A new study has addressed this question and found no difference in disease activity remission rates or radiographic progression between RA patients who are treated with an MRI-guided treat-to-target strategy and those treated with a conventional treat-to-target strategy. The results of the IMAGINE-RA clinical trial by Signe Moller-Bisgaard, MD, PhD, rheumatology resident at the Rigshospitalet, Denmark, and colleagues were published in the February issue of JAMA.1 The study included 171 patients and evaluated the treatment response of RA patients who were in clinical remission at baseline. Unfortunately, despite the study’s intention, investigators discovered that only 86% of the enrolled patients randomized into the MRI-guided treat-to-target group were in remission at baseline compared with 96% of patients in the conventional treat-to-target group.

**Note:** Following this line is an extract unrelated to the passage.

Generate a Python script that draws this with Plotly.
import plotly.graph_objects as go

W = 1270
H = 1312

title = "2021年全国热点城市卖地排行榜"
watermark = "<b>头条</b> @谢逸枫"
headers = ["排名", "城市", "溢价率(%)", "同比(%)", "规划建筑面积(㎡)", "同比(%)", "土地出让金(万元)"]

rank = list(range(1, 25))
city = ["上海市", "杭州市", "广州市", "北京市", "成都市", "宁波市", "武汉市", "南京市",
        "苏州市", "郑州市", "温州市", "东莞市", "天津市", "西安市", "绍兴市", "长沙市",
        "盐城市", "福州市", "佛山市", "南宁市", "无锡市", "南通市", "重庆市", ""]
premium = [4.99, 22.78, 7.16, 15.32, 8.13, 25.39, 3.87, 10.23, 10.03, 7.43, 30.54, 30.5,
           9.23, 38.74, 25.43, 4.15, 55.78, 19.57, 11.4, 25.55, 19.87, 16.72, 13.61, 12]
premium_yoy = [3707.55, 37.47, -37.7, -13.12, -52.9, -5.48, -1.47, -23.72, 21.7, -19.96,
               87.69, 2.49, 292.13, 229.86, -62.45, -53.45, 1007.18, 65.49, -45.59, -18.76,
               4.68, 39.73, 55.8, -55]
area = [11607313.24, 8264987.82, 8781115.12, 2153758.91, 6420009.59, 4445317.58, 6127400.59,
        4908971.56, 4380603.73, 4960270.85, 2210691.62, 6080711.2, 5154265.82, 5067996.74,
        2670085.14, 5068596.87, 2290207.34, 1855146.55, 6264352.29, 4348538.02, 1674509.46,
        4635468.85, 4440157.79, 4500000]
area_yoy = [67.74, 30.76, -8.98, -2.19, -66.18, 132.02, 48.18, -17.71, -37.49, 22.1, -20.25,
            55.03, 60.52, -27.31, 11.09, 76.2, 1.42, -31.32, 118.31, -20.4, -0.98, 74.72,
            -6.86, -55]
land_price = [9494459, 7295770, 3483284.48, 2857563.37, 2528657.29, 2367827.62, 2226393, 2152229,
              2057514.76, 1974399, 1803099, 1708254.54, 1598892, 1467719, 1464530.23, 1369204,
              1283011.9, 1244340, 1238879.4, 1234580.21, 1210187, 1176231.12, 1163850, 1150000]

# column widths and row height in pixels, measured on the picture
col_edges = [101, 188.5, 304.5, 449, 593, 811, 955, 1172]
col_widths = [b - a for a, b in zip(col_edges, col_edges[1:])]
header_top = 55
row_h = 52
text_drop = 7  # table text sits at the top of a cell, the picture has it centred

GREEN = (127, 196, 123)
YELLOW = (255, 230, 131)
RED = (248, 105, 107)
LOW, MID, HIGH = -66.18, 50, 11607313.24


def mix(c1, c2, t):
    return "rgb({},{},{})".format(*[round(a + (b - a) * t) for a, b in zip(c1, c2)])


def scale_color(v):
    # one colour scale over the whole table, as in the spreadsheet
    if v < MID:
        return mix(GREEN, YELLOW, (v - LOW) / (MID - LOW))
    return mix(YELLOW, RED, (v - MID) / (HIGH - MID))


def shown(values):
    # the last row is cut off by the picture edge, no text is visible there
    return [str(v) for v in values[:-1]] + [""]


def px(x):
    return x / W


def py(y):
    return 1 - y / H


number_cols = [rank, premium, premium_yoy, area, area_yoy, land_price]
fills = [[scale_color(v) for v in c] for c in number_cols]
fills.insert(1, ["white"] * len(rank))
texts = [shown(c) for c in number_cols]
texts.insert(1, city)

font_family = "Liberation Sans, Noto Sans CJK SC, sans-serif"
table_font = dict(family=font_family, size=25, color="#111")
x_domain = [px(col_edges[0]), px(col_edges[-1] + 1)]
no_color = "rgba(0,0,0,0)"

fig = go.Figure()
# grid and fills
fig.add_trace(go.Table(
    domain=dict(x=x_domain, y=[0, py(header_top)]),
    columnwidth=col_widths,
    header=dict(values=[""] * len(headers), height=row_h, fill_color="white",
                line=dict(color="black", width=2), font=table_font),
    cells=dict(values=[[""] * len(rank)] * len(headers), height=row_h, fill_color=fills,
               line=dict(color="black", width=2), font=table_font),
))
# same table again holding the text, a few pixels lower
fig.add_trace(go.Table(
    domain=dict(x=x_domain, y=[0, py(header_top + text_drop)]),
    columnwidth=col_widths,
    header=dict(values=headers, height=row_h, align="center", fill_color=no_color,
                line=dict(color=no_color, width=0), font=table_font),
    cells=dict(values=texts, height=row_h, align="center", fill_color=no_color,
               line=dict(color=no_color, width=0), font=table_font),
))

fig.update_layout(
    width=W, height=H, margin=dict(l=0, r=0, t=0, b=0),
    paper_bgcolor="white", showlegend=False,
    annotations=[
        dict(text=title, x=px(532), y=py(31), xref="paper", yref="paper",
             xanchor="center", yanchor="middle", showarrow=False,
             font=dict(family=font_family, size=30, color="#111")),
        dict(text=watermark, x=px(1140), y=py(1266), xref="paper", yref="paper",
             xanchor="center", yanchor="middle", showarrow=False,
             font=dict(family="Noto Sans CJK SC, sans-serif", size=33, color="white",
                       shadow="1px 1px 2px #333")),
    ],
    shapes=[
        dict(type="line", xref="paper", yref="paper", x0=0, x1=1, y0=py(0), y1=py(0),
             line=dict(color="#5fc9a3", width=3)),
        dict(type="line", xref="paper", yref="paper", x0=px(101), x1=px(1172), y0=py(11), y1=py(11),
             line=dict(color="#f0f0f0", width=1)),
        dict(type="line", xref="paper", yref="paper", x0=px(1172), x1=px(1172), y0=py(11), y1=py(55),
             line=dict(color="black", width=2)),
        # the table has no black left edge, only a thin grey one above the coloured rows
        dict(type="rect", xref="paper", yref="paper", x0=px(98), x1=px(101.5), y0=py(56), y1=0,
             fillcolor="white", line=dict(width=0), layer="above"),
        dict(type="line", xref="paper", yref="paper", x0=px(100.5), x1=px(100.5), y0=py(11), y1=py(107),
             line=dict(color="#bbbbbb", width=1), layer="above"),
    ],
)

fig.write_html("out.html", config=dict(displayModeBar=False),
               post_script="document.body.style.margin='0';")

The trial’s primary outcomes were disease activity remission by disease activity score in 28 joints C-reactive protein (DAS28-CRP) of less than 2.6 and the elimination of radiographic progression at the 24-month follow-up appointment. The researchers found no significant difference in the proportion of patients in the conventional group vs. the MRI-guided group who reached either of the two primary end points.

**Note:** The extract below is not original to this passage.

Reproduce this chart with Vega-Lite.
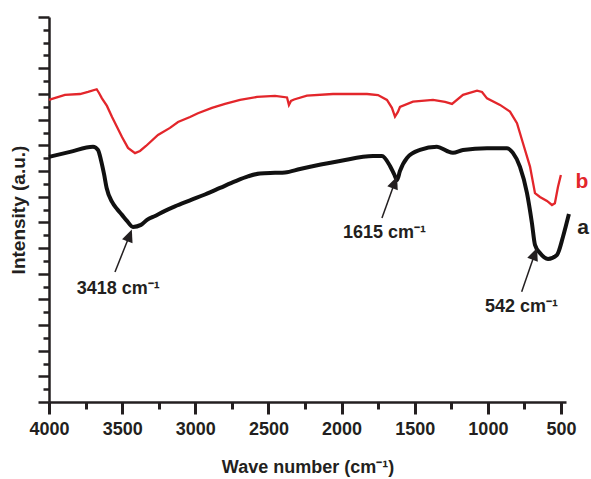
{
  "$schema": "https://vega.github.io/schema/vega-lite/v6.json",
  "width": 517,
  "height": 385,
  "autosize": {"type": "none"},
  "padding": {"left": 49, "top": 17, "right": 25, "bottom": 77},
  "background": "white",
  "config": {
    "view": {"stroke": null},
    "font": "Liberation Sans",
    "axis": {"labelFont": "Liberation Sans", "titleFont": "Liberation Sans", "grid": false, "domainColor": "#231f20", "tickColor": "#231f20", "labelColor": "#231f20", "titleColor": "#231f20"}
  },
  "datasets": {
    "a": [
      {"wn": 4000, "val": 19.10}, {"wn": 3856, "val": 19.49}, {"wn": 3699, "val": 19.88}, {"wn": 3665, "val": 19.64},
      {"wn": 3645, "val": 18.86}, {"wn": 3624, "val": 17.77}, {"wn": 3606, "val": 16.68}, {"wn": 3569, "val": 15.59},
      {"wn": 3535, "val": 15.04}, {"wn": 3501, "val": 14.58}, {"wn": 3467, "val": 14.11}, {"wn": 3426, "val": 13.64},
      {"wn": 3371, "val": 13.80}, {"wn": 3330, "val": 14.19}, {"wn": 3275, "val": 14.50}, {"wn": 3207, "val": 14.89},
      {"wn": 3139, "val": 15.24}, {"wn": 3036, "val": 15.71}, {"wn": 2934, "val": 16.17}, {"wn": 2831, "val": 16.68},
      {"wn": 2729, "val": 17.19}, {"wn": 2640, "val": 17.58}, {"wn": 2558, "val": 17.81}, {"wn": 2455, "val": 17.86},
      {"wn": 2387, "val": 17.89}, {"wn": 2284, "val": 18.16}, {"wn": 2011, "val": 18.78}, {"wn": 1785, "val": 19.17},
      {"wn": 1724, "val": 19.17}, {"wn": 1669, "val": 18.39}, {"wn": 1642, "val": 17.77}, {"wn": 1621, "val": 17.30},
      {"wn": 1601, "val": 18.00}, {"wn": 1553, "val": 19.02}, {"wn": 1464, "val": 19.64}, {"wn": 1348, "val": 19.88},
      {"wn": 1280, "val": 19.56}, {"wn": 1239, "val": 19.43}, {"wn": 1170, "val": 19.64}, {"wn": 1006, "val": 19.77},
      {"wn": 870, "val": 19.77}, {"wn": 829, "val": 19.41}, {"wn": 781, "val": 18.34}, {"wn": 733, "val": 16.29},
      {"wn": 699, "val": 13.95}, {"wn": 678, "val": 12.24}, {"wn": 644, "val": 11.61}, {"wn": 589, "val": 11.15},
      {"wn": 528, "val": 11.46}, {"wn": 487, "val": 12.86}, {"wn": 467, "val": 13.72}, {"wn": 446, "val": 14.65}
    ],
    "b": [
      {"wn": 4000, "val": 23.54}, {"wn": 3979, "val": 23.62}, {"wn": 3891, "val": 23.93}, {"wn": 3788, "val": 24.00},
      {"wn": 3733, "val": 24.16}, {"wn": 3674, "val": 24.37}, {"wn": 3658, "val": 24.08}, {"wn": 3638, "val": 23.66},
      {"wn": 3604, "val": 23.07}, {"wn": 3569, "val": 22.21}, {"wn": 3535, "val": 21.43}, {"wn": 3501, "val": 20.65},
      {"wn": 3460, "val": 19.80}, {"wn": 3412, "val": 19.39}, {"wn": 3378, "val": 19.56}, {"wn": 3337, "val": 19.95},
      {"wn": 3255, "val": 20.81}, {"wn": 3173, "val": 21.36}, {"wn": 3118, "val": 21.82}, {"wn": 3036, "val": 22.21},
      {"wn": 2982, "val": 22.50}, {"wn": 2886, "val": 22.92}, {"wn": 2797, "val": 23.23}, {"wn": 2694, "val": 23.54},
      {"wn": 2578, "val": 23.77}, {"wn": 2455, "val": 23.85}, {"wn": 2373, "val": 23.73}, {"wn": 2360, "val": 23.14},
      {"wn": 2346, "val": 23.46}, {"wn": 2325, "val": 23.57}, {"wn": 2237, "val": 23.88}, {"wn": 2059, "val": 24.00},
      {"wn": 1826, "val": 24.00}, {"wn": 1751, "val": 23.92}, {"wn": 1690, "val": 23.54}, {"wn": 1656, "val": 22.92},
      {"wn": 1635, "val": 22.24}, {"wn": 1615, "val": 22.60}, {"wn": 1601, "val": 22.99}, {"wn": 1512, "val": 23.41},
      {"wn": 1375, "val": 23.54}, {"wn": 1293, "val": 23.38}, {"wn": 1245, "val": 23.23}, {"wn": 1170, "val": 23.93},
      {"wn": 1074, "val": 24.26}, {"wn": 1040, "val": 24.16}, {"wn": 1006, "val": 23.66}, {"wn": 917, "val": 23.15},
      {"wn": 849, "val": 22.63}, {"wn": 801, "val": 21.72}, {"wn": 760, "val": 20.16}, {"wn": 712, "val": 18.34},
      {"wn": 678, "val": 16.27}, {"wn": 644, "val": 15.98}, {"wn": 596, "val": 15.67}, {"wn": 562, "val": 15.35},
      {"wn": 542, "val": 15.49}, {"wn": 521, "val": 16.76}, {"wn": 501, "val": 17.69}
    ],
    "arrows": [
      {"wn": 3549, "val": 10.13, "wn2": 3451, "val2": 12.94},
      {"wn": 1724, "val": 14.34, "wn2": 1638, "val2": 17.06},
      {"wn": 769, "val": 8.60, "wn2": 681, "val2": 11.50}
    ],
    "heads": [
      {"wn": 3451, "val": 12.94},
      {"wn": 1638, "val": 17.06},
      {"wn": 681, "val": 11.50}
    ],
    "notes": [
      {"wn": 3811, "val": 8.42, "label": "3418 cm⁻¹"},
      {"wn": 1990, "val": 12.78, "label": "1615 cm⁻¹"},
      {"wn": 1020, "val": 7.04, "label": "542 cm⁻¹"}
    ],
    "labA": [{"wn": 350, "val": 13.09, "label": "a"}],
    "labB": [{"wn": 357, "val": 16.68, "label": "b"}]
  },
  "encoding": {
    "x": {
      "field": "wn", "type": "quantitative",
      "scale": {"domain": [4000, 466], "nice": false, "zero": false},
      "axis": {
        "title": "Wave number (cm⁻¹)",
        "values": [4000, 3750, 3500, 3250, 3000, 2750, 2500, 2250, 2000, 1750, 1500, 1250, 1000, 750, 500],
        "format": "d",
        "labelExpr": "datum.value % 500 === 0 ? datum.label : ''",
        "tickSize": {"condition": {"test": "datum.value % 500 === 0", "value": 12}, "value": 7},
        "tickWidth": 3,
        "domainWidth": 2.5,
        "labelFontSize": 18,
        "labelFontWeight": "bold",
        "labelPadding": 6,
        "labelFlush": false,
        "labelOverlap": false,
        "titleFontSize": 18,
        "titleFontWeight": "bold",
        "titlePadding": 20
      }
    },
    "y": {
      "field": "val", "type": "quantitative",
      "scale": {"domain": [0, 30], "nice": false, "zero": false},
      "axis": {
        "title": "Intensity (a.u.)",
        "values": [0,1,2,3,4,5,6,7,8,9,10,11,12,13,14,15,16,17,18,19,20,21,22,23,24,25,26,27,28,29,30],
        "labels": false,
        "tickSize": {"condition": {"test": "datum.value % 2 === 0 && datum.value !== 28", "value": 11}, "value": 6},
        "tickWidth": 2.5,
        "domainWidth": 2.5,
        "titleFontSize": 19,
        "titleFontWeight": "bold",
        "titlePadding": 8
      }
    }
  },
  "layer": [
    {"data": {"name": "b"}, "mark": {"type": "line", "color": "#e3262b", "strokeWidth": 2.3, "interpolate": "linear"}},
    {"data": {"name": "a"}, "mark": {"type": "line", "color": "#111111", "strokeWidth": 4, "interpolate": "monotone"}},
    {"data": {"name": "arrows"}, "mark": {"type": "rule", "color": "#231f20", "strokeWidth": 1.5},
      "encoding": {"x2": {"field": "wn2"}, "y2": {"field": "val2"}}},
    {"data": {"name": "heads"}, "mark": {"type": "point", "shape": "M0,-1L0.8,0.8L-0.8,0.8Z", "size": 196, "angle": 21, "filled": true, "color": "#231f20", "opacity": 1}},
    {"data": {"name": "notes"}, "mark": {"type": "text", "align": "left", "baseline": "alphabetic", "fontSize": 18, "fontWeight": "bold", "color": "#231f20"},
      "encoding": {"text": {"field": "label"}}},
    {"data": {"name": "labA"}, "mark": {"type": "text", "align": "center", "baseline": "alphabetic", "fontSize": 21, "fontWeight": "bold", "color": "#231f20"},
      "encoding": {"text": {"field": "label"}}},
    {"data": {"name": "labB"}, "mark": {"type": "text", "align": "center", "baseline": "alphabetic", "fontSize": 21, "fontWeight": "bold", "color": "#e3262b"},
      "encoding": {"text": {"field": "label"}}}
  ]
}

During the study, approximately one-third of patients experienced radiographic progression of RA as determined by total van der Heijde-modified Sharp Score (vdHSS) progression, while 17% progressed above the measurement error of smallest detectable change. However, more patients in the MRI-guided treat-to-target group experienced treatment escalations (73% vs. 17%), received biologic treatment (46% vs. 2%) and experienced serious adverse events (19% vs. 7%) than patients in the conventional treat-to-target group.
Previous studies have addressed the role of imaging in treating to target, but have evaluated ultrasonography not MRI. The Aiming for Remission in Rheumatoid Arthritis: A Randomised Trial Examining the Benefit of Ultrasound in a Clinical Tight Control Regimen (ARCTIC) and Targeting Synovitis in Early Rheumatic Arthritis (TaSER) also differed from the current trial, focusing on patients with early RA who had a much higher disease activity at baseline.2,3 The results from all three studies support the understanding that subclinical inflammation does not signify progression of joint damage during sustained clinical remission.